Il donatore di privacy

Siamo in un’epoca di moduli infiniti da firmare per il trattamento dei dati, eppure possiamo finire immortalati in un selfie altrui per puro caso. Chissà in quanti video siamo comparsi, magari mentre mangiamo un gelato in ciabatte o portiamo fuori il cane con la tuta bucata. Dopo anni in palestra e ore a stirare i capelli, è giusto comparire in una foto random con la chioma gonfia per l’umidità? Ma tant’è.

Tuttavia, c’è chi della privacy se ne frega. No, non parlo di chi documenta ogni momento della propria vita sui social. Parlo di quelli insospettabili, quelli che agiscono all’improvviso. Sei al bar, sorseggi il cappuccino in pace, e accanto a te c’è una signora elegante, con la piega perfetta e occhiali da sole nonostante la nebbia. Sorridente, discreta. Fino a quando… il suo telefono squilla. E non un trillo qualsiasi: un boato che fa tremare il tavolino. Tu sobbalzi, mentre i bicchieri sul bancone vibrano. Lei risponde. Ma non normalmente. Urla. Così forte che i passanti si coprono le orecchie, qualcuno si accascia per il dolore ai timpani. E lei? Imperterrita, continua: “Carissimo!” strilla con entusiasmo.

Tu speri che almeno l’interlocutore abbia abbassato il volume, ma non hai tempo di riflettere perché la conversazione diventa una battaglia sonora. Vorresti spostarti, ma tutti i tavolini sono occupati. Sei prigioniero del rumore.

Lei racconta al “carissimo” della lezione di acqua-gym, della Luisa che si è lussata il femore, del nipotino che ascolta la musica con gli auricolari. Ti dispiace per Luisa, vorresti sapere se ha una prognosi, ma la signora cambia discorso: deve comprare le ciliegie per la torta. Non ci sono più le ciliegie di una volta, dice, ora sono gonfie e rotonde. Tu annuisci, ricordando quando erano il tuo frutto preferito. Ma ecco che torna al femore di Luisa. Finalmente, pensi, capirò come è successo. E invece no. “Okay, te la saluto!” esclama, riattaccando di colpo.

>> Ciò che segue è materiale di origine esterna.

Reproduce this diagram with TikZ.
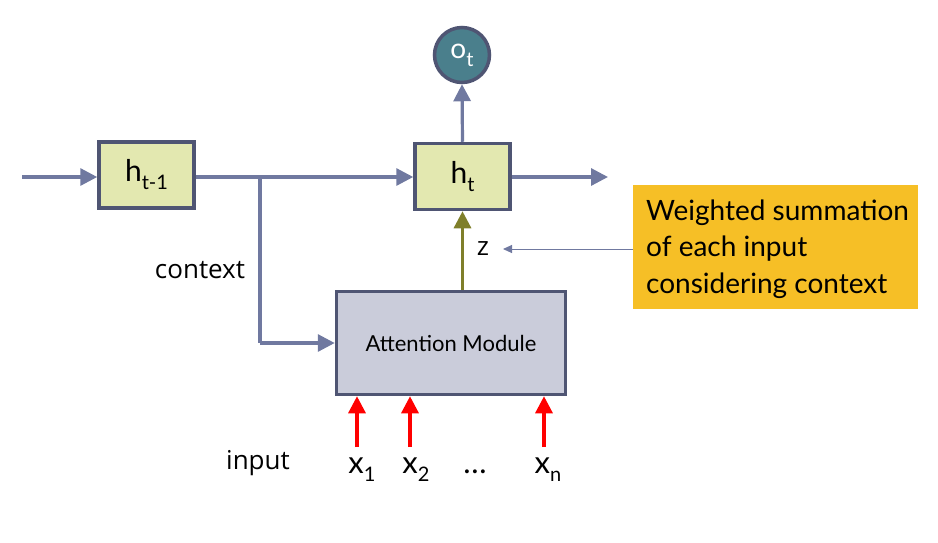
\documentclass[tikz,border=0pt]{standalone}
\usepackage{fontspec}
\setmainfont{Lato}
\newfontfamily\verd{Open Sans}
\usetikzlibrary{arrows.meta}
\definecolor{linec}{HTML}{7079A0}
\definecolor{boxb}{HTML}{4F5573}
\definecolor{hfill}{HTML}{E3E8B0}
\definecolor{afill}{HTML}{CACCDA}
\definecolor{ofill}{HTML}{4A7F8C}
\definecolor{olive}{HTML}{7F7F2A}
\definecolor{yel}{HTML}{F6BF26}
\newcommand{\mysub}[1]{\raisebox{-8pt}{\fontsize{20}{22}\selectfont #1}}
\tikzset{
  hbox/.style={draw=boxb, line width=3.5pt, fill=hfill, minimum width=95pt, minimum height=66pt, inner sep=0pt, font=\fontsize{30}{32}\selectfont},
  conn/.style={draw=linec, line width=3.2pt, -{Triangle[length=17pt,width=17pt]}},
  plain/.style={draw=linec, line width=3.2pt},
  redarr/.style={draw=red, line width=3.2pt, -{Triangle[length=17pt,width=17pt]}},
  lbl/.style={font=\verd\fontsize{26}{30}\selectfont, inner sep=0pt},
  xl/.style={font=\fontsize{31}{33}\selectfont, inner sep=0pt, anchor=base},
}
\begin{document}
\begin{tikzpicture}[x=1pt,y=-1pt]
\useasboundingbox (0,0) rectangle (938,542);
\node[hbox] (h1) at (146.5,175) {h\mysub{t-1}};
\node[hbox] (ht) at (462.5,176.5) {h\mysub{t}};
\node[circle, draw=boxb, line width=3.5pt, fill=ofill, minimum size=55pt, inner sep=0pt, text=white, font=\fontsize{28}{30}\selectfont] (o) at (462,55) {o\mysub{t}};
\node[draw=boxb, line width=3.5pt, fill=afill, minimum width=229pt, minimum height=103pt, inner sep=0pt, font=\fontsize{22}{24}\selectfont] (att) at (451,343) {Attention Module};
\node[fill=yel, minimum width=285pt, minimum height=124pt, inner sep=0pt] (yb) at (775.5,247) {};
\node[anchor=west, align=left, inner sep=0pt, font=\fontsize{28}{36.5}\selectfont] (ytext) at (646,249) {Weighted summation\\of each input\\considering context};
\coordinate (in) at (22,177);
\coordinate (br) at (260,177);
\coordinate (out) at (608,177);
\draw[conn] (in) -- (in -| h1.west);
\draw[conn] (h1.east |- br) -- (ht.west |- br);
\draw[plain] (br) -- (br |- att.west);
\draw[conn] (br |- att.west) -- (att.west);
\draw[conn] (ht.east |- out) -- (out);
\draw[conn] (ht.north) -- (o.south);
\draw[draw=olive, line width=3.2pt, -{Triangle[length=17pt,width=17pt]}] (att.north -| ht) -- (ht.south);
\node[lbl] (z) at (483,249) {z};
\draw[draw=linec, line width=1pt, -{Triangle[length=9pt,width=8pt]}] (yb.west |- z) -- (503,249);
\node[lbl] (ctx) at (200,270) {context};
\node[lbl] (inp) at (258,463) {input};
\node[xl] (x1) at (362,473) {x\mysub{1}};
\node[xl] (x2) at (416,473) {x\mysub{2}};
\node[xl] (dots) at (475,473) {\dots};
\node[xl] (xn) at (548,473) {x\mysub{n}};
\coordinate (r1) at (357,447);
\coordinate (r2) at (410,447);
\coordinate (r3) at (544,447);
\draw[redarr] (r1) -- (r1 |- att.south);
\draw[redarr] (r2) -- (r2 |- att.south);
\draw[redarr] (r3) -- (r3 |- att.south);
\end{tikzpicture}
\end{document}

La signora si alza con eleganza e va a pagare. Il barista, ormai sordo, comunica a gesti. Lei innervosita esce, mormorando: “Ma qui siamo tutti matti… perché il barista gesticolava?”

Anche tu, con un principio di acufene, ti avvicini alla cassa. E capisci: hai appena incontrato un esemplare di donatore di privacy. Della propria e anche di quella della povera Luisa. Ti incammini così al lavoro… sperando che l’udito ti torni presto.